PROBLEM DETAILS =>
Print the full listing exactly.

AVAILABLE DATA =>
....

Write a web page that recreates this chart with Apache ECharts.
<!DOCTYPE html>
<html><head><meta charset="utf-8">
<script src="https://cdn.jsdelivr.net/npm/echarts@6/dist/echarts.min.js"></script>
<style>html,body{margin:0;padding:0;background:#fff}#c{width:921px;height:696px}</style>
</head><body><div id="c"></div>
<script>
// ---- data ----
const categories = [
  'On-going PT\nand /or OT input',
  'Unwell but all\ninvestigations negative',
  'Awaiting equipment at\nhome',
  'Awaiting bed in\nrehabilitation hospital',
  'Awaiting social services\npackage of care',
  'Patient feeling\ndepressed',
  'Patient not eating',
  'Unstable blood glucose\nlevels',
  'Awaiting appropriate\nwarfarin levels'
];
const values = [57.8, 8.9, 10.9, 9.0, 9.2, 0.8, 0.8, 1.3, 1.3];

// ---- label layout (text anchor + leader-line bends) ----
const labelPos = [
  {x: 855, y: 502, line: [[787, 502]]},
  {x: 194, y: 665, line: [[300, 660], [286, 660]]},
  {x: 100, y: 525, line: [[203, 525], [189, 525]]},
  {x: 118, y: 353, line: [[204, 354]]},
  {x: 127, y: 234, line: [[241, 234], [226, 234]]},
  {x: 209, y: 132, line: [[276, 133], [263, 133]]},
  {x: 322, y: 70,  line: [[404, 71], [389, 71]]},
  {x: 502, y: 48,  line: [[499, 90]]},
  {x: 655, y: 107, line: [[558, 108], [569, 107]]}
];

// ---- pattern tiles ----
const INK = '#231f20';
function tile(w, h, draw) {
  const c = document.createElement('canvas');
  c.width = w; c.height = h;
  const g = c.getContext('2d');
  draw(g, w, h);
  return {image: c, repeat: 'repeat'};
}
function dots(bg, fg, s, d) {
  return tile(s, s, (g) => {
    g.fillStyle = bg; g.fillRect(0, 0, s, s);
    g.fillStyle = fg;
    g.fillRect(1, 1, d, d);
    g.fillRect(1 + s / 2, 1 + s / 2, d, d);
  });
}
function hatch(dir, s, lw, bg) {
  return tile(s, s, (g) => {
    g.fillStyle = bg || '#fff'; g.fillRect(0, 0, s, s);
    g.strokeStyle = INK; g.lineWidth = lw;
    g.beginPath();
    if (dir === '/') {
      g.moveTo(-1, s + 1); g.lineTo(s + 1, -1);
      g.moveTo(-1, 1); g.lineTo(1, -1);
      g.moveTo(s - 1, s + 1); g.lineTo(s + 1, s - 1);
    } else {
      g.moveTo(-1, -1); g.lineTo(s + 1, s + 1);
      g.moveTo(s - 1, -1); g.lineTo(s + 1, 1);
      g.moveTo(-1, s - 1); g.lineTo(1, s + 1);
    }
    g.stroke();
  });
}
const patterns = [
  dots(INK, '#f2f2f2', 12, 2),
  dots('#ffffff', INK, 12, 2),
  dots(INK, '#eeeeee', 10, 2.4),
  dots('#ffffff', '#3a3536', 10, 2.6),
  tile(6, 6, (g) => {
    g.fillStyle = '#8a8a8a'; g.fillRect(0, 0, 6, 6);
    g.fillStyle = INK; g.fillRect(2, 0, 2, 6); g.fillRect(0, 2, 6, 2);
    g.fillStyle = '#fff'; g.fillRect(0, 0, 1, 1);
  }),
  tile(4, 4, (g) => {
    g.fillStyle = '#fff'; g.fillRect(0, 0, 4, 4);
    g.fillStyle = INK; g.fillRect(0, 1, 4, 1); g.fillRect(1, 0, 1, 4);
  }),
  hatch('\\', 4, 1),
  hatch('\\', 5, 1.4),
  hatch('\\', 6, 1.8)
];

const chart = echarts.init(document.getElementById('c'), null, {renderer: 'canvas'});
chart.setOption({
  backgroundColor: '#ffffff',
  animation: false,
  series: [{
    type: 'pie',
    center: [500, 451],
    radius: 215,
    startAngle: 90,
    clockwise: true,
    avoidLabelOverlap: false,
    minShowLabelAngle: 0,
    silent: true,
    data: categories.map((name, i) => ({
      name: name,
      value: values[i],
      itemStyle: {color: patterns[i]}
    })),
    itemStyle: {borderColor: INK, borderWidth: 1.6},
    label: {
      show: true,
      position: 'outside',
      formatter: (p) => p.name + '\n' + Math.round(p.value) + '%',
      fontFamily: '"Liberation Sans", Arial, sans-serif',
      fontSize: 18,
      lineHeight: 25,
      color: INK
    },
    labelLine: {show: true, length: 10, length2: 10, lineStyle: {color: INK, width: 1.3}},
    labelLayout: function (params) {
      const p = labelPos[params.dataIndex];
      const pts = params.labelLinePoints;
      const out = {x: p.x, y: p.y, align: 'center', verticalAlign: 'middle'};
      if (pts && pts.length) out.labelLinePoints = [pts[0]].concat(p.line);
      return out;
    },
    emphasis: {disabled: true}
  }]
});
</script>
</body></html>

....

COMPLETED EXERCISE =>
Write a web page that recreates this chart with Apache ECharts.
<!DOCTYPE html>
<html><head><meta charset="utf-8">
<script src="https://cdn.jsdelivr.net/npm/echarts@6/dist/echarts.min.js"></script>
<style>html,body{margin:0;padding:0;background:#fff}#c{width:921px;height:696px}</style>
</head><body><div id="c"></div>
<script>
// ---- data ----
const categories = [
  'On-going PT\nand /or OT input',
  'Unwell but all\ninvestigations negative',
  'Awaiting equipment at\nhome',
  'Awaiting bed in\nrehabilitation hospital',
  'Awaiting social services\npackage of care',
  'Patient feeling\ndepressed',
  'Patient not eating',
  'Unstable blood glucose\nlevels',
  'Awaiting appropriate\nwarfarin levels'
];
const values = [57.8, 8.9, 10.9, 9.0, 9.2, 0.8, 0.8, 1.3, 1.3];

// ---- label layout (text anchor + leader-line bends) ----
const labelPos = [
  {x: 855, y: 502, line: [[787, 502]]},
  {x: 194, y: 665, line: [[300, 660], [286, 660]]},
  {x: 100, y: 525, line: [[203, 525], [189, 525]]},
  {x: 118, y: 353, line: [[204, 354]]},
  {x: 127, y: 234, line: [[241, 234], [226, 234]]},
  {x: 209, y: 132, line: [[276, 133], [263, 133]]},
  {x: 322, y: 70,  line: [[404, 71], [389, 71]]},
  {x: 502, y: 48,  line: [[499, 90]]},
  {x: 655, y: 107, line: [[558, 108], [569, 107]]}
];

// ---- pattern tiles ----
const INK = '#231f20';
function tile(w, h, draw) {
  const c = document.createElement('canvas');
  c.width = w; c.height = h;
  const g = c.getContext('2d');
  draw(g, w, h);
  return {image: c, repeat: 'repeat'};
}
function dots(bg, fg, s, d) {
  return tile(s, s, (g) => {
    g.fillStyle = bg; g.fillRect(0, 0, s, s);
    g.fillStyle = fg;
    g.fillRect(1, 1, d, d);
    g.fillRect(1 + s / 2, 1 + s / 2, d, d);
  });
}
function hatch(dir, s, lw, bg) {
  return tile(s, s, (g) => {
    g.fillStyle = bg || '#fff'; g.fillRect(0, 0, s, s);
    g.strokeStyle = INK; g.lineWidth = lw;
    g.beginPath();
    if (dir === '/') {
      g.moveTo(-1, s + 1); g.lineTo(s + 1, -1);
      g.moveTo(-1, 1); g.lineTo(1, -1);
      g.moveTo(s - 1, s + 1); g.lineTo(s + 1, s - 1);
    } else {
      g.moveTo(-1, -1); g.lineTo(s + 1, s + 1);
      g.moveTo(s - 1, -1); g.lineTo(s + 1, 1);
      g.moveTo(-1, s - 1); g.lineTo(1, s + 1);
    }
    g.stroke();
  });
}
const patterns = [
  dots(INK, '#f2f2f2', 12, 2),
  dots('#ffffff', INK, 12, 2),
  dots(INK, '#eeeeee', 10, 2.4),
  dots('#ffffff', '#3a3536', 10, 2.6),
  tile(6, 6, (g) => {
    g.fillStyle = '#8a8a8a'; g.fillRect(0, 0, 6, 6);
    g.fillStyle = INK; g.fillRect(2, 0, 2, 6); g.fillRect(0, 2, 6, 2);
    g.fillStyle = '#fff'; g.fillRect(0, 0, 1, 1);
  }),
  tile(4, 4, (g) => {
    g.fillStyle = '#fff'; g.fillRect(0, 0, 4, 4);
    g.fillStyle = INK; g.fillRect(0, 1, 4, 1); g.fillRect(1, 0, 1, 4);
  }),
  hatch('\\', 4, 1),
  hatch('\\', 5, 1.4),
  hatch('\\', 6, 1.8)
];

const chart = echarts.init(document.getElementById('c'), null, {renderer: 'canvas'});
chart.setOption({
  backgroundColor: '#ffffff',
  animation: false,
  series: [{
    type: 'pie',
    center: [500, 451],
    radius: 215,
    startAngle: 90,
    clockwise: true,
    avoidLabelOverlap: false,
    minShowLabelAngle: 0,
    silent: true,
    data: categories.map((name, i) => ({
      name: name,
      value: values[i],
      itemStyle: {color: patterns[i]}
    })),
    itemStyle: {borderColor: INK, borderWidth: 1.6},
    label: {
      show: true,
      position: 'outside',
      formatter: (p) => p.name + '\n' + Math.round(p.value) + '%',
      fontFamily: '"Liberation Sans", Arial, sans-serif',
      fontSize: 18,
      lineHeight: 25,
      color: INK
    },
    labelLine: {show: true, length: 10, length2: 10, lineStyle: {color: INK, width: 1.3}},
    labelLayout: function (params) {
      const p = labelPos[params.dataIndex];
      const pts = params.labelLinePoints;
      const out = {x: p.x, y: p.y, align: 'center', verticalAlign: 'middle'};
      if (pts && pts.length) out.labelLinePoints = [pts[0]].concat(p.line);
      return out;
    },
    emphasis: {disabled: true}
  }]
});
</script>
</body></html>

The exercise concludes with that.